誰一人取り残さないというのは、今の社会システムだと、抑圧されてしまっている人も輝ける、個性を発揮できるような教育を実践していくということなんだなと思いました。

小林さん
小林さん

もう1つポイントは、この企画は個人だけでも申し込むことができるものなんです。

学校単位や、学校を通しての申し込みが必要な企画も多いですが、誰一人取り残さない教育を実現する上で個人単位で申し込めるような企画を増やしていくことも重要だと思っています。

亀田
亀田

なるほど。確かに、学校という枠組み以外でも、誰もが障害を感じずに参加できるようなSDGsの取り組みを増やしていきたいですね。

ちょっと話は変わるんですけど、SDGs教育では、行動変容が大事という話を最初の方でしたと思うんですけど、そこに対する課題感はありますか?

小林さん
小林さん

グリーンウォッシュって一時期問題になりましたよね?SDGsを流行りにしていない!?SDGsウォッシュになっていない!?っていうのはとても感じます。

SDGsというのは学校において学習すべき科目でもあるけど、それ以上に本気で達成しないとやばい目標なんだよ?っていうことを伝えたいので、企業が1発大きな取り組みをしても、みんなの行動に変革が起きないと社会は変わらないと思っています。 そういう意味でも、個人個人の行動変容や、SDGsを本当の意味で理解して自分で考えることが大事です。

亀田
亀田

企業による大きな取り組みと個人からできる小さな取り組みのどちらも大切ですよね。

個人が意識変革し、行動変容していくことは、結局、自社にどうSDGsを取り込んでいくのか、どう事業と結びつけるのか、という本質的なところにつながっていきそうです。

古川さん
古川さん

こういう活動をやっていると、SDGsの勉強してますっていう人とよく出会うんですけど、本質じゃないなって思っちゃいますよね。

SDGsはそれぞれの目標に対して何をやっているかが大切で、勉強しているだけじゃ何も変わらないです。

小林さん
小林さん

いますぐに何か新しいことに取り組むことは難しいと思いますが、今やっている取り組みをSDGsと結びつけて改善しながら継続していくことが大事だと思っています。

まずは、ごみの分別や、ご飯を大切にするとか、そういう個人でできる当たり前のところからやっていくということを大事にしてほしい!!

亀田
亀田

そうですね…。
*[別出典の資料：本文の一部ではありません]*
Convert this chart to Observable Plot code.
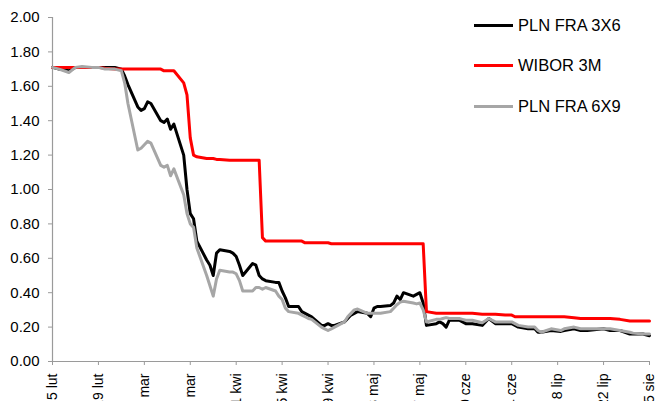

笑

SDGsの認知というのは進んできていて、皆やらなければいけないという風潮になっているのは良いことですが、一方でSDGsウォッシュという言葉を耳にすることも多くなってきました。また、SDGsを押しつけられて気疲れしてしまうような人も増えてきてますよね。

最初はSDGsを理解したり、自分たちの事業と結び付けたりすることは重要ですが、そこから既存事業をし、新しいSDGsビジネスを創出していくのかというところは、僕たちも企業向けの研修をするときには意識しています。

亀田
亀田

あとは、長野SDGsプロジェクトでも企業のSDGsの取り組みをまとめているので、そういったロールモデルを発信していくことも1つの手段ですね。